A criticism is that collimating these scopes (particularly the tube versions) is difficult as compared, say, with the Edge HD. This is not a fault. As a Schmidt Cassegrain has a spherical mirror, the primary has no axis and so its orientation with respect to the secondary does not matter. Therefore it does not have to be adjusted. However, with a primary which has an optical axis, as does the Ritchey-Chrétien, the primary and secondary mirror have to be perfectly aligned with each other so, if the primary is out of alignment, collimation is bound to be more difficult.
I found a problem in that there are many YouTube videos showing how to collimate an RC. These use different techniques and some require use of the expensive Howie Glatter laser collimator. I have to say that I got very confused and my initial attempts – with a scope which was very out of collimation – were not able to collimate the scope. I finally found a text and YouTube set of instructions showing how to achieve collimation using just a ‘Cheshire Eyepiece’. Due to the back plate attachment of the focuser to the primary mirror cell, this may have to be an iterative approach – but it can be done relatively easily. I have described the technique with links to the web descriptions in the digest article ‘Experiences with collimating a Ritchey-Chrétien Telescope‘.
I initiated a ‘Cloudy Nights’ forum post:
to try to get some other views on the use of an Ritchey-Chrétien compared to the Celestron Edge HD. This has proved quite illuminating, and the image of the Whirlpool Galaxy taken with an 8 inch Ritchey-Chrétien is quite stunning.
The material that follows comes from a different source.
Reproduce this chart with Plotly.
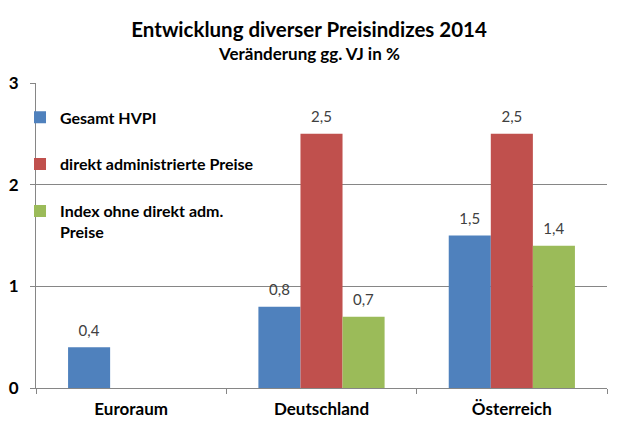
import plotly.graph_objects as go

# Daten
laender = ["Euroraum", "Deutschland", "Österreich"]
gesamt_hvpi = [0.4, 0.8, 1.5]
direkt_adm = [None, 2.5, 2.5]
ohne_direkt = [None, 0.7, 1.4]
serien_namen = ["Gesamt HVPI", "direkt administrierte Preise", "Index ohne direkt adm.<br>Preise"]
farben = ["#4F81BD", "#C0504D", "#9BBB59"]
y_ticks = [0, 1, 2, 3]

schrift = "Lato"

fig = go.Figure()
for i, werte in enumerate([gesamt_hvpi, direkt_adm, ohne_direkt]):
    fig.add_trace(
        go.Bar(
            x=laender,
            y=werte,
            name=serien_namen[i],
            marker=dict(color=farben[i], line=dict(width=0)),
            # leere zweite Zeile mit kleiner Schrift -> etwas mehr Abstand zum Balken
            texttemplate="<span style='font-size:15px'>%{y:.1f}</span><br>&nbsp;",
            textposition="outside",
            textfont=dict(family=schrift, size=6, color="#404040"),
            cliponaxis=False,
            legendgroup=str(i),
        )
    )

# Seite hat 8px Rand -> Figur etwas kleiner
fig.update_layout(
    width=612,
    height=425,
    margin=dict(l=28, r=13, t=75, b=45),
    paper_bgcolor="white",
    plot_bgcolor="white",
    separators=", ",
    barmode="group",
    bargap=0.337,
    bargroupgap=0,
    font=dict(family=schrift, color="black"),
    title=dict(
        text="<b>Entwicklung diverser Preisindizes 2014</b>",
        x=0.492,
        xref="container",
        xanchor="center",
        y=0.948,
        yanchor="middle",
        font=dict(family=schrift, size=20.5, color="black"),
    ),
    annotations=[
        dict(
            text="<b>Veränderung gg. VJ in %</b>",
            xref="paper",
            yref="paper",
            x=0.478,
            y=1.098,
            xanchor="center",
            yanchor="middle",
            showarrow=False,
            font=dict(family=schrift, size=17, color="black"),
        )
    ],
    legend=dict(
        x=-0.028,
        y=0.943,
        xanchor="left",
        yanchor="top",
        bgcolor="rgba(0,0,0,0)",
        font=dict(family=schrift, size=16, color="black", weight="bold"),
        traceorder="grouped",
        tracegroupgap=23,
        valign="top",
    ),
    xaxis=dict(
        type="category",
        tickson="boundaries",
        ticks="outside",
        ticklen=5,
        tickcolor="#868686",
        showline=True,
        linecolor="#868686",
        ticklabelstandoff=6,
        automargin=False,
        tickfont=dict(family=schrift, size=17, color="black", weight="bold"),
    ),
    yaxis=dict(
        range=[0, 3],
        tickvals=y_ticks,
        ticks="outside",
        ticklen=5,
        tickcolor="#868686",
        showline=True,
        linecolor="#868686",
        showgrid=True,
        gridcolor="#868686",
        zeroline=False,
        ticklabelstandoff=8,
        automargin=False,
        tickfont=dict(family=schrift, size=17, color="black", weight="bold"),
    ),
)

fig.write_html("out.html")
I had no need to acquire the Ritchey-Chrétien as I already have a Vixen VC200L which has been an excellent telescope with which, for example, to image globular clusters and planetary nebulae. However, I thought that it would be an interesting purchase as, second hand, it was relatively low cost. It will provide, with its focal reducer, a ~1,200 mm f/6 telescope for astroimaging.
Apart from my initial collimation problems, I am very pleased with my purchase – but I would never recommend it to a beginner!